— Заставляете девушек бегать за вами, товарищ капитан.
Овчаренко промолчал. На душе у него был тяжелый осадок. «Что случилось, почему она не пришла?» — спрашивал он себя и не находил ответа.
На одной из остановок, опираясь на костыли, в купе вошел пожилой солдат без ноги. Сбросил с плеч вещевой мешок, поставил у дверей костыли и устало опустился на сиденье.
Михаил протянул ему папиросы.
— Угощайтесь…
— Спасибо. Непривычно, — отказался солдат и достал кисет с махоркой, оторвал газетной бумаги, скрутил «козью ножку».
— Домой-то сообщили, встретят? — осторожно спросил Михаил.
— Встретят разве на том свете. Некому сообщать и некому встречать, милый капитан.

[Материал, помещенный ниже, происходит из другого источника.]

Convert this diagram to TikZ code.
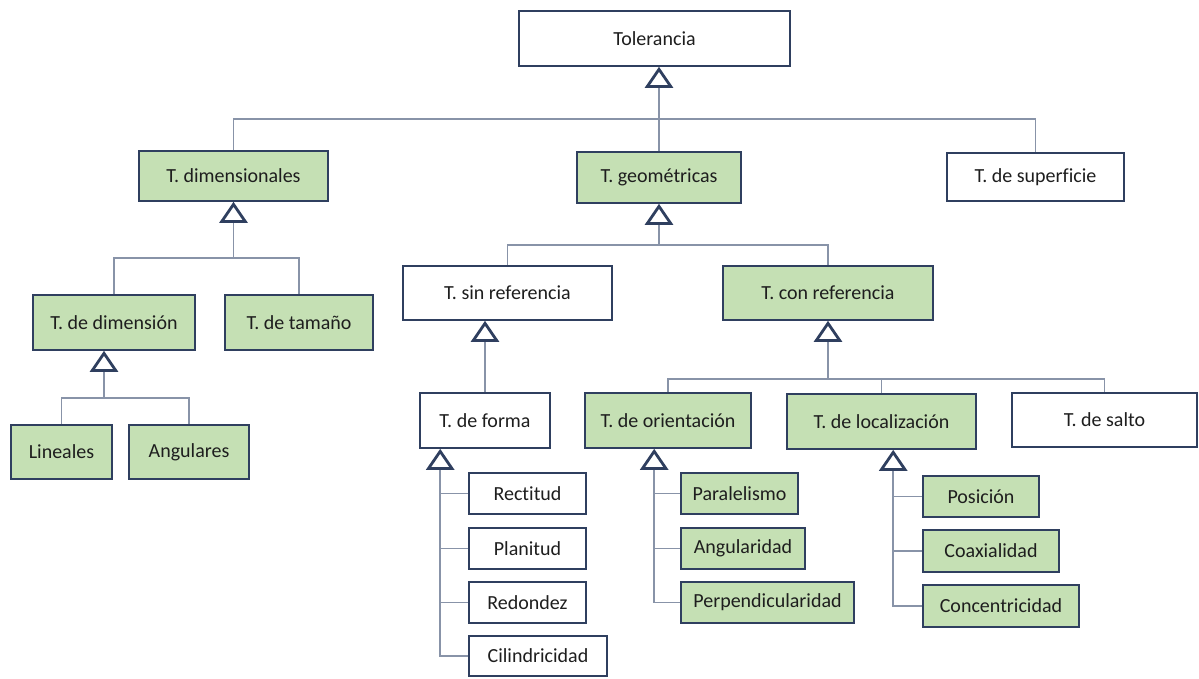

Михаил понял, что задел солдата за живую рану, почувствовал себя неловко, а солдат продолжил:
— Все спалили, супостаты: жену, детей и дом… Партизанам помогала… Теперича я один-одинехонький на всем белом свете. Было два брата, оба в Сталинграде остались. Не знаю, где теперича приткну свою седую головушку. Инвалид…
— Крепитесь, дорогой товарищ, теперь у всех горе: у одних меньше, у других — больше, — утешал его, как мог, Овчаренко.
— Все говорят — крепись, а где взять этой крепи? Одной ненавистью к врагу жить трудно, а более в сердце ничего не осталось. Все сожгла проклятая война…
Солдат долго рассказывал о себе. Михаил внимательно слушал его, находил что-то сходное в его судьбе со своей собственной — и только далеко за полночь забылся в тревожном сне. А когда утром поднялся, то увидел, что солдат все так же понуро сидит у окна.
— Вы так и не уснули, Иван Федорович?
— Спал, как лошадь, стоя. Все не выходят из головы мои мальчики. Ну, убили, паразиты, жену, а за что же их? Какие славные малыши были! Соседка писала, что старший не плакал, только говорил: отец вам отомстит… Четырнадцать ему было. Как только сведу глаза, они сразу передо мной. Может, оттого, что подъезжаю к родному дому…
— Иван Федорович, разрешите, я запишу ваш адрес.
— Зачем тебе, милый капитан?
— У меня, как и у вас, никого не осталось, вот и будем связь поддерживать. Буду вам писать о фронте, а вы мне напишите, как пойдут ваши дела. Будет не так одиноко…
— Умно ты говоришь, капитан. Спасибо тебе, светлая твоя голова. Дай бог тебе возвратиться невредимым. Только думаю, какой же адрес тебе дать? Ну, в общем, пиши. — Солдат продиктовал адрес, сказал: — Имя и отчество ты знаешь, а фамилия моя Овчаренко…
У Михаила выпал из рук карандаш.
— Позвольте, позвольте, как вы сказали: Овчаренко?
— А что?
— Так это же моя фамилия, может, мы с вами родственники?
По лицу солдата впервые пробежала тень улыбки.
— Все мы на этом свете Адамовы дети, говорил Шевченко, а Овчаренко у нас не редкость…
В августе сорок пятого уволенный в запас капитан Овчаренко возвратился в свой город. Возвратился не один, а вместе со своей Синичкой. Маленькая полуподвальная комната стала их квартирой на несколько лет. Мебели почти не было, и столярные навыки, приобретенные еще в детстве от отца, сейчас очень пригодились Михаилу. Он смастерил маленький столик и топчан, заменивший им кровать. Жили не богато, зато весело. Через год Валя поступила в медицинский институт. Училась, а в выходные дни подрабатывала в местной больнице. Михаил возвратился на завод, с которого уходил на фронт. Но старых знакомых почти не осталось. Многие из них не вернулись с полей войны. Со временем при входе на завод установили мраморную стелу с их именами. Проходя мимо нее, Овчаренко часто испытывал горькое чувство. Такое чувство, наверно, испытывали все фронтовики. Об этом так удачно сказал поэт: «Я знаю, никакой моей вины в том, что другие не пришли с войны… но все же, все же, все же…»
Давно замечено, что, когда мы к чему-то стремимся, чего-то ждем, нам кажется, что время тянется неимоверно медленно; будь это в наших силах, мы бы поторопили его. Но вот наступает пора, когда оглядываешься назад, в прошлое, и тогда обнаруживаешь, что годы промчались с космической скоростью.